Témoignage chrétien, 14 janvier 2016, par Arnaud de Montjoye
Convoquer les histoires…
Pas loin du début, le narrateur prévient : « La chronologie est une fiction. Une balle tirée à bout portant en pleine rue. » Et les histoires qu’il dit, entre « le vieux monde de derrière toi » que tentent de fracasser les années 1970 et le nouvel ordre mondial des années 1980 s’étalant sans pudeur, sont de vieilles histoires. Des histoires de rien qu’on déforme à loisir, quand on ne les (re)nie pas. Comme si, entre ces deux périodes, il n’y avait rien… et que cette décennie qui fut celles des « chiens abattus », Overney (assassiné en 1972), Pasolini (assassiné en 1975), Baader (suicidé en 1977), Moro (exécuté en 1978) et tant d’autres, était passée sous les fourches caudines de la condamnation puis de l’amnésie. Alors le narrateur choisit : « Je les inscris ici puisqu’en dehors des livres, on ne bâtit jamais de monuments aux morts pour les morts de la paix… » Et il sait de quoi il parle.
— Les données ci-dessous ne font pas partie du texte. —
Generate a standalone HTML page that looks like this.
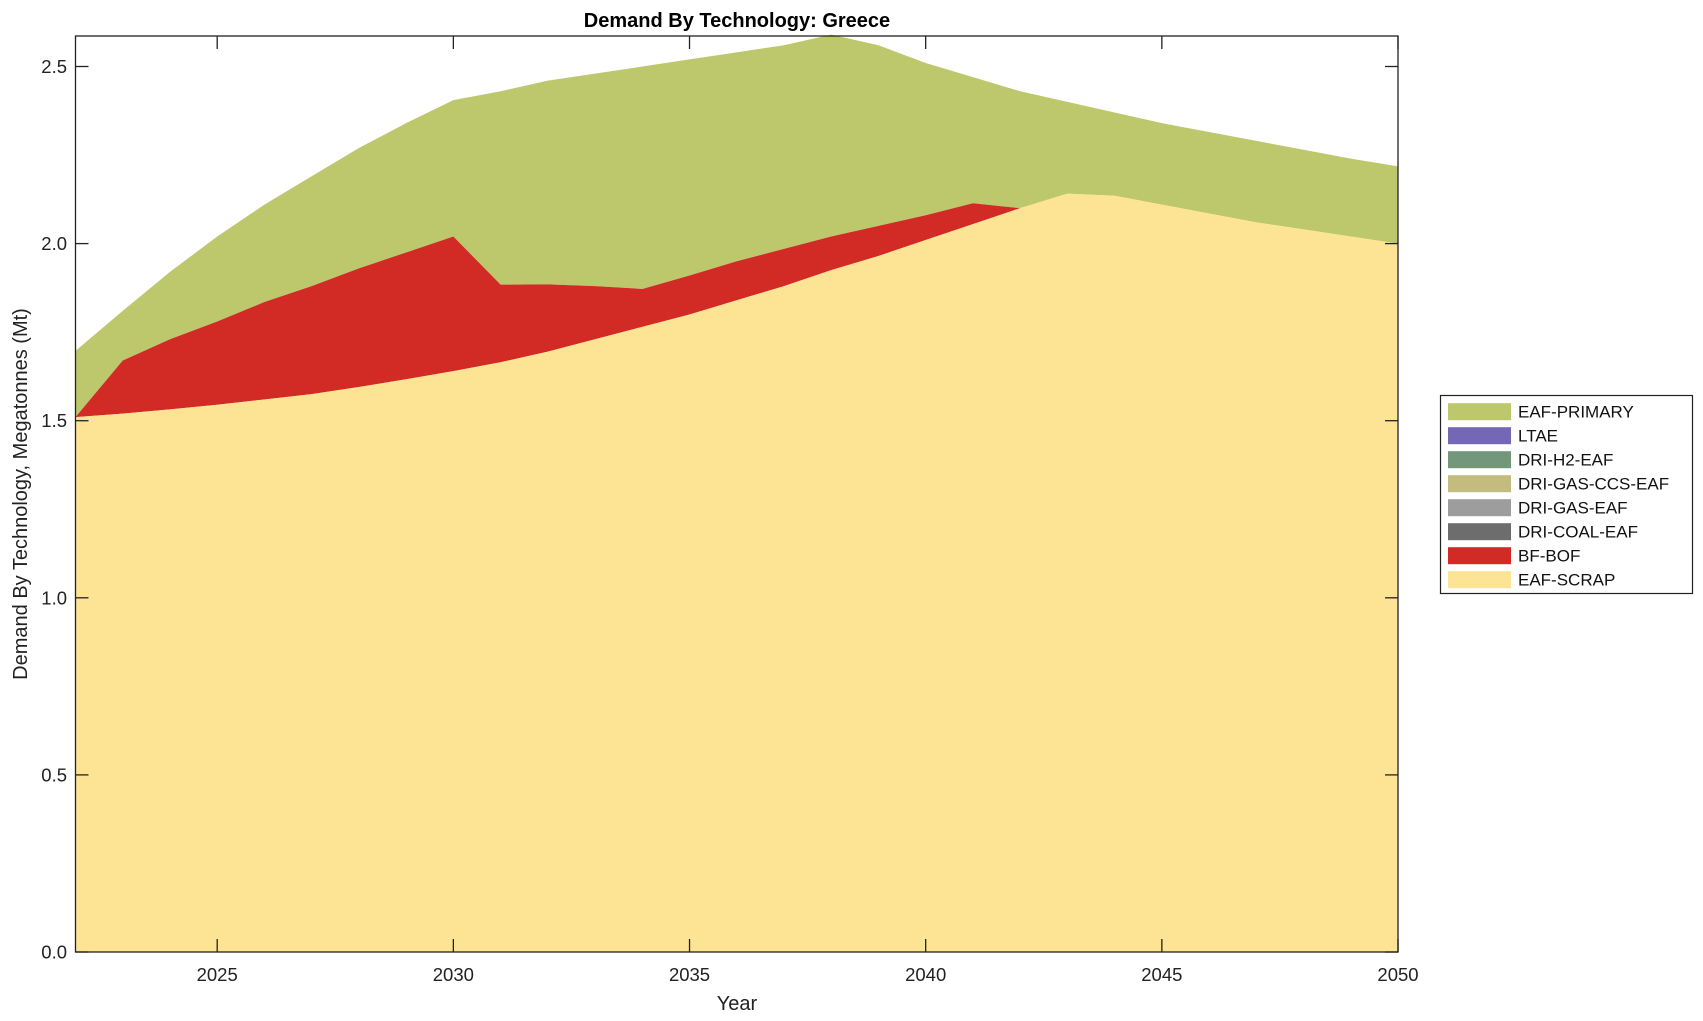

Né en 1960 dans une famille communiste, il découvre la Pologne à 12 ans, au cours d’un voyage organisé par le Parti. Il y rencontrera le « grand manque humain au revers de l’Europe », le camp d’Auschwitz ; et peut-être le discret pressentiment que l’époque va changer pour un laps de temps. Car les Europe, celle de l’Ouest et celle de l’Est, tressaillent. Aux coups de boutoirs des États tremblotants répondent les défis utopistes de ceux qui veulent – enfin et au-delà des revendications socio-catégorielles – vivre et jouir. La révolution sera aussi celle des corps et des désirs et le narrateur, bien des années après, convoque sa propre histoire devant l’Histoire : il a 14 ans quand il croise ce travailleur trentenaire dans un bus. Une attirance mutuelle, instantanée, ravageuse mais inachevée. Restera cette conscience, « sexuelle et politique, c’est un tout : être pédé, ça vous déclasse en un rien de temps ». D’autres rencontres suivent : Martin, tout aussi déclassé que lui, qui mourra du sida dans les années 1980 ; Massimo, jeune autonome italien ; puis les gens du Fhar, le Front homosexuel d’action révolutionnaire ; puis d’autres et d’autres, tous mus par cette subversion généreuse et radicale… Bien sûr, les choix deviendront difficiles lorsque les États, brièvement secoués par cet ébrouement libertaire, choisiront la stratégie des tensions. Alors se posera la question de la lutte armée que le narrateur côtoiera sans y participer… Aucune nostalgie dans le beau récit de Mathieu Riboulet, mais une tragique résonnance avec notre actualité.